Would the semantic organization of the brain be different in individuals from another culture ?

It is possible that semantic organization would vary between individuals that grew up in very different environments. For example, the way that the brain of someone who grew up in a western urban environment represents the world might be different from how the brain of someone who grew up in pre-industrial rainforest environment might represent the world. These differences probably aren’t huge in the visual system, because much of the organization of visual cortex is likely driven by structural features such as edges and surfaces that are present in both natural and man-made environments. But these differences are likely to be large in higher-order regions of the brain that are less tightly tied to the physical world.

When several categories are on screen at the same time in the movie, how can brain activity evoked by one category be separated from activity evoked by a different category?

In this study we used regularized regression to estimate the relationship between brain activity measurements and 1705 categories of objects and actions in the movies. The regression procedure works correctly even when multiple objects and actions appear on the screen simultaneously. There are some limitations: if two objects always appear together, then the regression procedure cannot discriminate between their effects. But fortunately, in natural movies the correlation between objects and actions is never perfect, so this is generally not a problem.

Why are results measured in terms of predictions rather than significance?

Most fMRI experiments focus on statistical significance. Statistical significance is important because it tells scientists that the thing that is being measured is not just random noise. However, a more rigorous and important criterion for any theory in science is its ability to predict the future. Because we seek to create a model that explains as much as possible about visual processing, we focus on predictive power rather than mere significance. To generate and test predictions we collect 2 different sets of data. The first set is used to estimate a semantic model for each voxel. The second set is used to validate the models by testing predictions of activity for each voxel.

Where is this research going?

We are now using the detailed category selectivity maps revealed here to answer specific questions about previously identified brain regions. We are also investigating how these maps are modulated by top-down influences such as attention.

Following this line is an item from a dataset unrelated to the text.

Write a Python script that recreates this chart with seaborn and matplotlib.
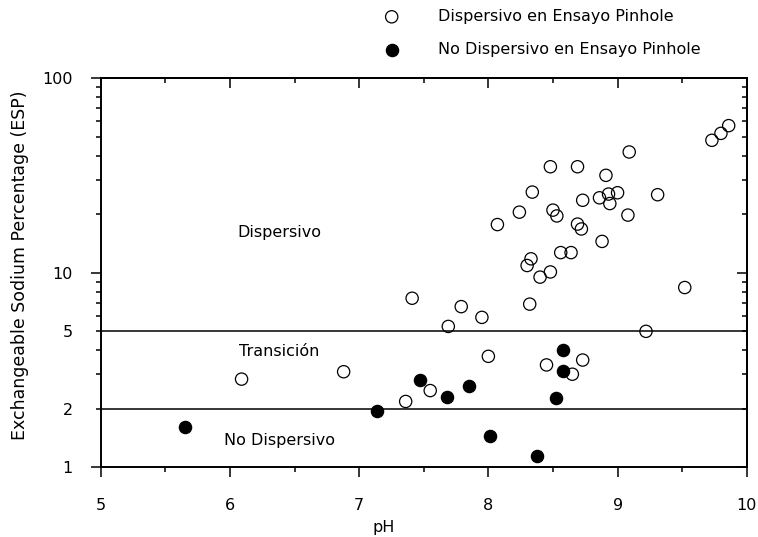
import numpy as np
import pandas as pd
import matplotlib
matplotlib.use("Agg")
import matplotlib.pyplot as plt
from matplotlib.ticker import FixedLocator, FuncFormatter, NullFormatter
import seaborn as sns

# datos (pH vs ESP)
ph_disp = [7.41, 7.79, 7.69, 7.95, 8.07, 8.24, 8.34, 8.48, 8.69, 8.91, 9.09,
           8.50, 8.53, 8.73, 8.86, 8.93, 9.00, 8.94, 9.08, 9.31, 8.69, 8.72,
           8.88, 8.56, 8.64, 8.33, 8.30, 8.48, 8.40, 8.32, 9.52, 9.22, 9.73,
           9.80, 9.86, 8.00, 8.45, 8.73, 8.65, 7.55, 7.36, 6.09, 6.88]
esp_disp = [7.4, 6.7, 5.3, 5.9, 17.7, 20.5, 26.0, 35.1, 35.1, 31.7, 41.8,
            21.0, 19.6, 23.6, 24.3, 25.4, 25.8, 22.7, 19.8, 25.2, 17.8, 16.8,
            14.5, 12.7, 12.7, 11.8, 10.9, 10.1, 9.5, 6.9, 8.4, 5.0, 48.0,
            52.1, 57.1, 3.72, 3.36, 3.56, 3.01, 2.48, 2.18, 2.84, 3.10]

ph_nodisp = [7.47, 7.68, 7.85, 8.58, 8.58, 8.52, 8.01, 8.38, 5.65, 7.14]
esp_nodisp = [2.81, 2.29, 2.63, 4.01, 3.14, 2.27, 1.44, 1.14, 1.62, 1.95]

serie_labels = ["Dispersivo en Ensayo Pinhole", "No Dispersivo en Ensayo Pinhole"]
limites_esp = [5, 2]
zonas = ["Dispersivo", "Transición", "No Dispersivo"]
zonas_ph = [6.38, 6.38, 6.38]
zonas_esp = [16.2, 3.96, 1.38]

df_disp = pd.DataFrame({"pH": ph_disp, "ESP": esp_disp})
df_nodisp = pd.DataFrame({"pH": ph_nodisp, "ESP": esp_nodisp})

sns.set_style("ticks")
plt.rcParams["font.family"] = ["DejaVu Sans"]
plt.rcParams.update({"text.color": "black", "axes.labelcolor": "black",
                     "xtick.color": "black", "ytick.color": "black",
                     "axes.edgecolor": "black"})
FS = 11.5

fig = plt.figure(figsize=(7.58, 5.37), dpi=100)
ax = fig.add_axes([0.1329, 0.1298, 0.8523, 0.7244])

sns.scatterplot(data=df_disp, x="pH", y="ESP", ax=ax, s=78,
                facecolor="none", edgecolor="black", linewidth=0.9,
                label=serie_labels[0], zorder=3)
sns.scatterplot(data=df_nodisp, x="pH", y="ESP", ax=ax, s=78,
                color="black", edgecolor="black", linewidth=0.9,
                label=serie_labels[1], zorder=3)

for v in limites_esp:
    ax.axhline(v, color="black", lw=1.1, zorder=2)

for t, px, py in zip(zonas, zonas_ph, zonas_esp):
    ax.text(px, py, t, ha="center", va="center", fontsize=FS)

ax.set_yscale("log")
ax.set_xlim(5, 10)
ax.set_ylim(1, 100)

# ejes abajo / izquierda: ticks hacia afuera
ax.xaxis.set_major_locator(FixedLocator([5, 6, 7, 8, 9, 10]))
ax.xaxis.set_minor_locator(FixedLocator([5.5, 6.5, 7.5, 8.5, 9.5]))
y_minor = [2, 3, 4, 5, 6, 7, 8, 9, 20, 30, 40, 50, 60, 70, 80, 90]
ax.yaxis.set_major_locator(FixedLocator([1, 10, 100]))
ax.yaxis.set_minor_locator(FixedLocator(y_minor))
ax.yaxis.set_major_formatter(FuncFormatter(lambda v, p: f"{v:g}"))
ax.yaxis.set_minor_formatter(FuncFormatter(lambda v, p: f"{v:g}" if v in (2, 5) else ""))

ax.tick_params(axis="x", which="major", direction="out", length=7.2, width=1.1,
               pad=15, labelsize=FS)
ax.tick_params(axis="x", which="minor", direction="out", length=3.6, width=1.1)
ax.tick_params(axis="y", which="major", direction="out", length=7.2, width=1.1,
               pad=13, labelsize=FS)
ax.tick_params(axis="y", which="minor", direction="out", length=3.6, width=1.1,
               pad=13 + 3.6, labelsize=FS)

# ejes arriba / derecha: ticks hacia adentro
top = ax.secondary_xaxis("top")
top.xaxis.set_major_locator(FixedLocator([5, 6, 7, 8, 9, 10]))
top.xaxis.set_minor_locator(FixedLocator([5.5, 6.5, 7.5, 8.5, 9.5]))
top.xaxis.set_major_formatter(NullFormatter())
top.tick_params(which="major", direction="in", length=7.2, width=1.1)
top.tick_params(which="minor", direction="in", length=3.6, width=1.1)

right = ax.secondary_yaxis("right")
right.yaxis.set_major_locator(FixedLocator([1, 10, 100]))
right.yaxis.set_minor_locator(FixedLocator(y_minor))
right.yaxis.set_major_formatter(NullFormatter())
right.yaxis.set_minor_formatter(NullFormatter())
right.tick_params(which="major", direction="in", length=7.2, width=1.1)
right.tick_params(which="minor", direction="in", length=3.6, width=1.1)

for s in ["top", "right", "bottom", "left"]:
    ax.spines[s].set_linewidth(1.4)
    ax.spines[s].set_visible(True)
top.spines["top"].set_linewidth(1.4)
right.spines["right"].set_linewidth(1.4)

ax.set_xlabel("")
ax.set_ylabel("")
fig.text(0.5065, 0.018, "pH", ha="center", va="center", fontsize=FS)
fig.text(0.0264, 0.5065, "Exchangeable Sodium Percentage (ESP)", ha="center",
         va="center", rotation=90, fontsize=12.5)

leg = ax.legend(loc="upper left", bbox_to_anchor=(383.7 / 758, 1 - 9 / 537),
                bbox_transform=fig.transFigure, frameon=False, fontsize=FS,
                borderpad=0, borderaxespad=0, handlelength=1.0,
                handletextpad=2.4, labelspacing=1.15)

fig.savefig("out.png", dpi=100)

Finally we’re developing more detailed interactive maps that show how the brain responds to various sorts of perceptual and conceptual features. The approach used here and in our earlier papers (Kay et al., 2008; Naselaris et al., 2009; Nishimoto et al., 2011) provide a very powerful and quite general set of methods for recovering detailed information about the way that sensory and cognitive information are represented across the human brain. Therefore, we are also beginning to examine other cognitive processes such as language, decision making and so on.